[REQUEST] Leaving out every picture, quote the data below exactly as it appears.

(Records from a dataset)
^^^^^^^^^^^^^^^^
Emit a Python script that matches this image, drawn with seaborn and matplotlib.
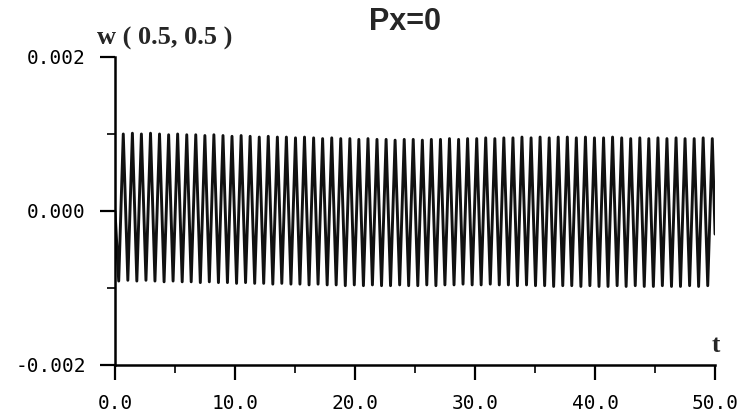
import numpy as np
import pandas as pd
import matplotlib
matplotlib.use("Agg")
import matplotlib.pyplot as plt
import seaborn as sns
from matplotlib.ticker import FormatStrFormatter, MultipleLocator

sns.set_style("ticks")

# ---- data: w(0.5, 0.5) vs t, Px = 0 ----
# times of the crests and troughs of the oscillation
peak_t = [0.69, 1.45, 2.20, 2.96, 3.71, 4.47, 5.22, 5.98, 6.73, 7.49,
          8.24, 9.00, 9.75, 10.51, 11.26, 12.02, 12.77, 13.53, 14.28, 15.04,
          15.79, 16.55, 17.30, 18.06, 18.81, 19.57, 20.32, 21.08, 21.83, 22.59,
          23.34, 24.10, 24.85, 25.61, 26.36, 27.12, 27.87, 28.63, 29.38, 30.14,
          30.89, 31.65, 32.40, 33.16, 33.91, 34.67, 35.42, 36.18, 36.93, 37.69,
          38.44, 39.20, 39.95, 40.71, 41.46, 42.22, 42.97, 43.73, 44.48, 45.24,
          45.99, 46.75, 47.50, 48.26, 49.01, 49.77]
trough_t = [0.31, 1.07, 1.82, 2.58, 3.33, 4.09, 4.84, 5.60, 6.35, 7.11,
            7.86, 8.62, 9.37, 10.13, 10.88, 11.64, 12.39, 13.15, 13.90, 14.66,
            15.41, 16.17, 16.92, 17.68, 18.43, 19.19, 19.94, 20.70, 21.45, 22.21,
            22.96, 23.72, 24.47, 25.23, 25.98, 26.74, 27.49, 28.25, 29.00, 29.76,
            30.51, 31.27, 32.02, 32.78, 33.53, 34.29, 35.04, 35.80, 36.55, 37.31,
            38.06, 38.82, 39.57, 40.33, 41.08, 41.84, 42.59, 43.35, 44.10, 44.86,
            45.61, 46.37, 47.12, 47.88, 48.63, 49.39]
peak_w = [0.00100, 0.00101, 0.00100, 0.00101, 0.00100, 0.00099, 0.00100, 0.00099, 0.00099, 0.00098,
          0.00099, 0.00098, 0.00097, 0.00098, 0.00097, 0.00096, 0.00097, 0.00096, 0.00096, 0.00095,
          0.00096, 0.00095, 0.00094, 0.00095, 0.00094, 0.00094, 0.00093, 0.00094, 0.00093, 0.00093,
          0.00092, 0.00093, 0.00093, 0.00092, 0.00093, 0.00093, 0.00094, 0.00093, 0.00094, 0.00094,
          0.00095, 0.00094, 0.00095, 0.00095, 0.00096, 0.00095, 0.00096, 0.00095, 0.00096, 0.00096,
          0.00095, 0.00096, 0.00095, 0.00095, 0.00096, 0.00095, 0.00094, 0.00095, 0.00094, 0.00095,
          0.00094, 0.00095, 0.00094, 0.00094, 0.00095, 0.00094]
trough_w = [-0.00091, -0.00090, -0.00091, -0.00090, -0.00091, -0.00092, -0.00091, -0.00092, -0.00092, -0.00093,
            -0.00092, -0.00093, -0.00093, -0.00094, -0.00093, -0.00094, -0.00094, -0.00095, -0.00094, -0.00095,
            -0.00095, -0.00096, -0.00095, -0.00096, -0.00096, -0.00097, -0.00096, -0.00097, -0.00096, -0.00097,
            -0.00097, -0.00096, -0.00097, -0.00097, -0.00096, -0.00097, -0.00096, -0.00096, -0.00095, -0.00096,
            -0.00096, -0.00095, -0.00096, -0.00096, -0.00097, -0.00096, -0.00097, -0.00097, -0.00098, -0.00097,
            -0.00097, -0.00098, -0.00097, -0.00098, -0.00098, -0.00097, -0.00098, -0.00097, -0.00098, -0.00098,
            -0.00097, -0.00098, -0.00098, -0.00097, -0.00098, -0.00097]
start_t, start_w = 0.0, 0.0
end_t, end_w = 50.0, -0.0003

x_ticks = [0, 10, 20, 30, 40, 50]
y_ticks = [-0.002, 0.0, 0.002]

# ---- build the trace ----
df = pd.DataFrame({
    "t": [start_t] + trough_t + peak_t + [end_t],
    "w": [start_w] + trough_w + peak_w + [end_w],
}).sort_values("t").reset_index(drop=True)

fig = plt.figure(figsize=(7.39, 4.20), dpi=100)
ax = fig.add_axes([0.1556, 0.131, 0.812, 0.7333])

sns.lineplot(data=df, x="t", y="w", ax=ax, color="#111111", linewidth=2.1,
             estimator=None, sort=False)

ax.set_xlim(0, 50)
ax.set_ylim(-0.002, 0.002)
ax.set_xticks(x_ticks)
ax.set_yticks(y_ticks)
ax.xaxis.set_minor_locator(MultipleLocator(5))
ax.yaxis.set_minor_locator(MultipleLocator(0.001))
ax.xaxis.set_major_formatter(FormatStrFormatter("%.1f"))
ax.yaxis.set_major_formatter(FormatStrFormatter("%.3f"))
ax.set_xlabel("")
ax.set_ylabel("")

sns.despine(ax=ax)
for sp in ["left", "bottom"]:
    ax.spines[sp].set_linewidth(1.8)
    ax.spines[sp].set_color("black")

ax.tick_params(axis="both", which="major", direction="out", length=11, width=1.6,
               pad=10, labelsize=14, colors="black")
ax.tick_params(axis="both", which="minor", direction="out", length=6, width=1.4)
for lab in ax.get_xticklabels() + ax.get_yticklabels():
    lab.set_family("DejaVu Sans Mono")

# titles and axis names
fig.text(97 / 739, 1 - 38 / 420, "w ( 0.5, 0.5 )", family="Liberation Serif",
         fontweight="bold", fontsize=19, ha="left", va="center")
fig.text(405 / 739, 1 - 22 / 420, "Px=0", family="Liberation Sans",
         fontweight="bold", fontsize=22, ha="center", va="center")
fig.text(716 / 739, 1 - 345 / 420, "t", family="Liberation Serif",
         fontweight="bold", fontsize=18, ha="center", va="center")

plt.savefig("out.png", dpi=100)
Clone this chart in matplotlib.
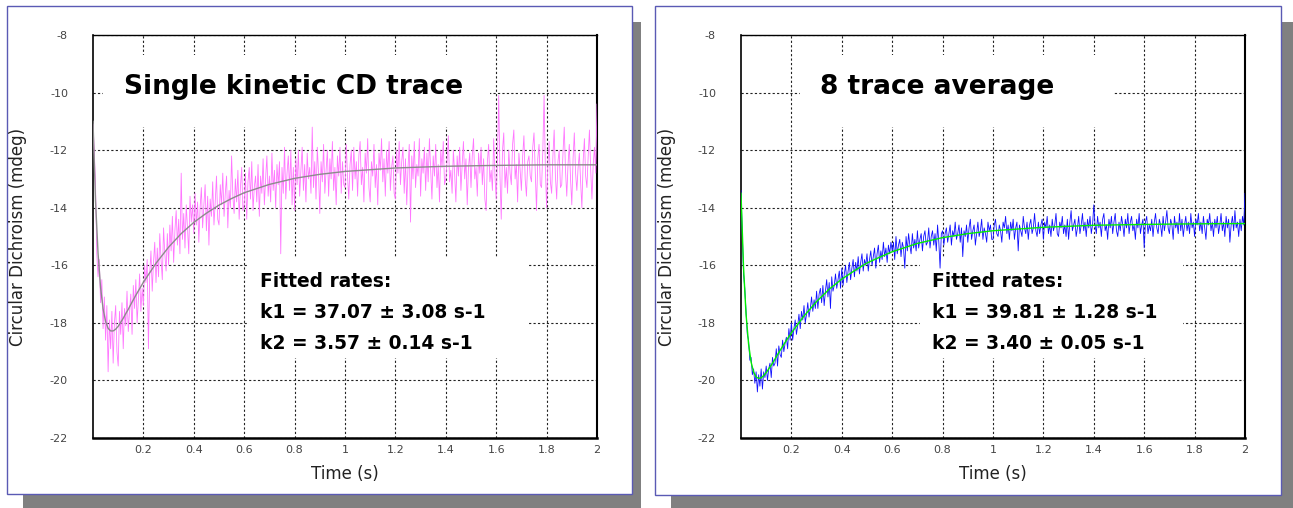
^^^^^^^^^^^^^^^^
[EXERCISE SOLUTION]
Emit a Python script that matches this image, drawn with seaborn and matplotlib.
import numpy as np
import pandas as pd
import matplotlib
matplotlib.use("Agg")
import matplotlib.pyplot as plt
import seaborn as sns
from matplotlib.ticker import FormatStrFormatter, MultipleLocator

sns.set_style("ticks")

# ---- data: w(0.5, 0.5) vs t, Px = 0 ----
# times of the crests and troughs of the oscillation
peak_t = [0.69, 1.45, 2.20, 2.96, 3.71, 4.47, 5.22, 5.98, 6.73, 7.49,
          8.24, 9.00, 9.75, 10.51, 11.26, 12.02, 12.77, 13.53, 14.28, 15.04,
          15.79, 16.55, 17.30, 18.06, 18.81, 19.57, 20.32, 21.08, 21.83, 22.59,
          23.34, 24.10, 24.85, 25.61, 26.36, 27.12, 27.87, 28.63, 29.38, 30.14,
          30.89, 31.65, 32.40, 33.16, 33.91, 34.67, 35.42, 36.18, 36.93, 37.69,
          38.44, 39.20, 39.95, 40.71, 41.46, 42.22, 42.97, 43.73, 44.48, 45.24,
          45.99, 46.75, 47.50, 48.26, 49.01, 49.77]
trough_t = [0.31, 1.07, 1.82, 2.58, 3.33, 4.09, 4.84, 5.60, 6.35, 7.11,
            7.86, 8.62, 9.37, 10.13, 10.88, 11.64, 12.39, 13.15, 13.90, 14.66,
            15.41, 16.17, 16.92, 17.68, 18.43, 19.19, 19.94, 20.70, 21.45, 22.21,
            22.96, 23.72, 24.47, 25.23, 25.98, 26.74, 27.49, 28.25, 29.00, 29.76,
            30.51, 31.27, 32.02, 32.78, 33.53, 34.29, 35.04, 35.80, 36.55, 37.31,
            38.06, 38.82, 39.57, 40.33, 41.08, 41.84, 42.59, 43.35, 44.10, 44.86,
            45.61, 46.37, 47.12, 47.88, 48.63, 49.39]
peak_w = [0.00100, 0.00101, 0.00100, 0.00101, 0.00100, 0.00099, 0.00100, 0.00099, 0.00099, 0.00098,
          0.00099, 0.00098, 0.00097, 0.00098, 0.00097, 0.00096, 0.00097, 0.00096, 0.00096, 0.00095,
          0.00096, 0.00095, 0.00094, 0.00095, 0.00094, 0.00094, 0.00093, 0.00094, 0.00093, 0.00093,
          0.00092, 0.00093, 0.00093, 0.00092, 0.00093, 0.00093, 0.00094, 0.00093, 0.00094, 0.00094,
          0.00095, 0.00094, 0.00095, 0.00095, 0.00096, 0.00095, 0.00096, 0.00095, 0.00096, 0.00096,
          0.00095, 0.00096, 0.00095, 0.00095, 0.00096, 0.00095, 0.00094, 0.00095, 0.00094, 0.00095,
          0.00094, 0.00095, 0.00094, 0.00094, 0.00095, 0.00094]
trough_w = [-0.00091, -0.00090, -0.00091, -0.00090, -0.00091, -0.00092, -0.00091, -0.00092, -0.00092, -0.00093,
            -0.00092, -0.00093, -0.00093, -0.00094, -0.00093, -0.00094, -0.00094, -0.00095, -0.00094, -0.00095,
            -0.00095, -0.00096, -0.00095, -0.00096, -0.00096, -0.00097, -0.00096, -0.00097, -0.00096, -0.00097,
            -0.00097, -0.00096, -0.00097, -0.00097, -0.00096, -0.00097, -0.00096, -0.00096, -0.00095, -0.00096,
            -0.00096, -0.00095, -0.00096, -0.00096, -0.00097, -0.00096, -0.00097, -0.00097, -0.00098, -0.00097,
            -0.00097, -0.00098, -0.00097, -0.00098, -0.00098, -0.00097, -0.00098, -0.00097, -0.00098, -0.00098,
            -0.00097, -0.00098, -0.00098, -0.00097, -0.00098, -0.00097]
start_t, start_w = 0.0, 0.0
end_t, end_w = 50.0, -0.0003

x_ticks = [0, 10, 20, 30, 40, 50]
y_ticks = [-0.002, 0.0, 0.002]

# ---- build the trace ----
df = pd.DataFrame({
    "t": [start_t] + trough_t + peak_t + [end_t],
    "w": [start_w] + trough_w + peak_w + [end_w],
}).sort_values("t").reset_index(drop=True)

fig = plt.figure(figsize=(7.39, 4.20), dpi=100)
ax = fig.add_axes([0.1556, 0.131, 0.812, 0.7333])

sns.lineplot(data=df, x="t", y="w", ax=ax, color="#111111", linewidth=2.1,
             estimator=None, sort=False)

ax.set_xlim(0, 50)
ax.set_ylim(-0.002, 0.002)
ax.set_xticks(x_ticks)
ax.set_yticks(y_ticks)
ax.xaxis.set_minor_locator(MultipleLocator(5))
ax.yaxis.set_minor_locator(MultipleLocator(0.001))
ax.xaxis.set_major_formatter(FormatStrFormatter("%.1f"))
ax.yaxis.set_major_formatter(FormatStrFormatter("%.3f"))
ax.set_xlabel("")
ax.set_ylabel("")

sns.despine(ax=ax)
for sp in ["left", "bottom"]:
    ax.spines[sp].set_linewidth(1.8)
    ax.spines[sp].set_color("black")

ax.tick_params(axis="both", which="major", direction="out", length=11, width=1.6,
               pad=10, labelsize=14, colors="black")
ax.tick_params(axis="both", which="minor", direction="out", length=6, width=1.4)
for lab in ax.get_xticklabels() + ax.get_yticklabels():
    lab.set_family("DejaVu Sans Mono")

# titles and axis names
fig.text(97 / 739, 1 - 38 / 420, "w ( 0.5, 0.5 )", family="Liberation Serif",
         fontweight="bold", fontsize=19, ha="left", va="center")
fig.text(405 / 739, 1 - 22 / 420, "Px=0", family="Liberation Sans",
         fontweight="bold", fontsize=22, ha="center", va="center")
fig.text(716 / 739, 1 - 345 / 420, "t", family="Liberation Serif",
         fontweight="bold", fontsize=18, ha="center", va="center")

plt.savefig("out.png", dpi=100)
Clone this chart in matplotlib.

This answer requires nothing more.